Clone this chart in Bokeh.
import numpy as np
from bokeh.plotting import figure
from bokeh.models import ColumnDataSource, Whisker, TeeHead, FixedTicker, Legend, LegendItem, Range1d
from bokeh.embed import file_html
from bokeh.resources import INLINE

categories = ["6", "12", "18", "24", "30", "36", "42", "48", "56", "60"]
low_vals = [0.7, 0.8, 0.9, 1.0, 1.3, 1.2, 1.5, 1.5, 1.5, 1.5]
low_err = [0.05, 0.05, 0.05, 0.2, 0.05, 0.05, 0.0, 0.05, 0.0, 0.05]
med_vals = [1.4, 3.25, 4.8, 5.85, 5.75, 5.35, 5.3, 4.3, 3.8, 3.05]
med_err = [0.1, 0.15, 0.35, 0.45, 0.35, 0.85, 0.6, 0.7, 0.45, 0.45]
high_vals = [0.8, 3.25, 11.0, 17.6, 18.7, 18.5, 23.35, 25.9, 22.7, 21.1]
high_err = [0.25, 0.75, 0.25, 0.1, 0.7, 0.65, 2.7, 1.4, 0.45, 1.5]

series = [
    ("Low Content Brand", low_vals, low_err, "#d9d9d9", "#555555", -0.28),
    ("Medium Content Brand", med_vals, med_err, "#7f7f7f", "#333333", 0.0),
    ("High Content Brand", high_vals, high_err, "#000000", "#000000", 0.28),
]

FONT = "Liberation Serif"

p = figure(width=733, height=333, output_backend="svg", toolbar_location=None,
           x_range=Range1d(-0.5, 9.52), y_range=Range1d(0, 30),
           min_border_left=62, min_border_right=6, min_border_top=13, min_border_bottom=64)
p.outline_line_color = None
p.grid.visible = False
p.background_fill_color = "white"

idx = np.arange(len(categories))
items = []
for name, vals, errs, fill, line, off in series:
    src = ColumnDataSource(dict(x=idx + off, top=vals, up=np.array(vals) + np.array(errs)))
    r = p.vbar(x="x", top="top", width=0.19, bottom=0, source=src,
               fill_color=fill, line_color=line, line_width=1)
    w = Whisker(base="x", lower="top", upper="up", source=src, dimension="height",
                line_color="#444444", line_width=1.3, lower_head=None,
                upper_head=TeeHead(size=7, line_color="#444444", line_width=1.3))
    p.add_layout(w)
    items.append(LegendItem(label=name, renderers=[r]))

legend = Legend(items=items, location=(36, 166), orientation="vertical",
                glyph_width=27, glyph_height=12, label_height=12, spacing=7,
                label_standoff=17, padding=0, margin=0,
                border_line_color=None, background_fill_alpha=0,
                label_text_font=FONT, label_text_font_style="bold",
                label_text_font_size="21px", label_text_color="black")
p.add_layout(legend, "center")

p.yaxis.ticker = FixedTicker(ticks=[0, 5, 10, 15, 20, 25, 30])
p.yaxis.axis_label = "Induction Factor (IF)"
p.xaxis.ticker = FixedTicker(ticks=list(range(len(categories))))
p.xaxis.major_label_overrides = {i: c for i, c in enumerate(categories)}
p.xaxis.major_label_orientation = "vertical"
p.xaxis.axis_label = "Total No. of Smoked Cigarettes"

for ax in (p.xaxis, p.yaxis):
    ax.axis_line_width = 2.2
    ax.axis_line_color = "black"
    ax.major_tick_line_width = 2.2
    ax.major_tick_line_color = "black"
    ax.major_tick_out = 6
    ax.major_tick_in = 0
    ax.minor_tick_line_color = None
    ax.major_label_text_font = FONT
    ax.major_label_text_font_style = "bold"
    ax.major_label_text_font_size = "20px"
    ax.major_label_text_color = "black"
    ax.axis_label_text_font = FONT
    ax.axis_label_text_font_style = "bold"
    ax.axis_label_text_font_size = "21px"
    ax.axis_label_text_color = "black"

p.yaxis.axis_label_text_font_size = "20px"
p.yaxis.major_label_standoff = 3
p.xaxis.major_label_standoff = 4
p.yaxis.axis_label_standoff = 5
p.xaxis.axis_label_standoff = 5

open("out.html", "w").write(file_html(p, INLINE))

▬▬▬

▸ **Written instruction**: Lines from the start of the material above through the line containing "from bokeh.resources import INLINE" are to be duplicated exactly, and only those.

▸ **Complete output**:
Clone this chart in Bokeh.
import numpy as np
from bokeh.plotting import figure
from bokeh.models import ColumnDataSource, Whisker, TeeHead, FixedTicker, Legend, LegendItem, Range1d
from bokeh.embed import file_html
from bokeh.resources import INLINE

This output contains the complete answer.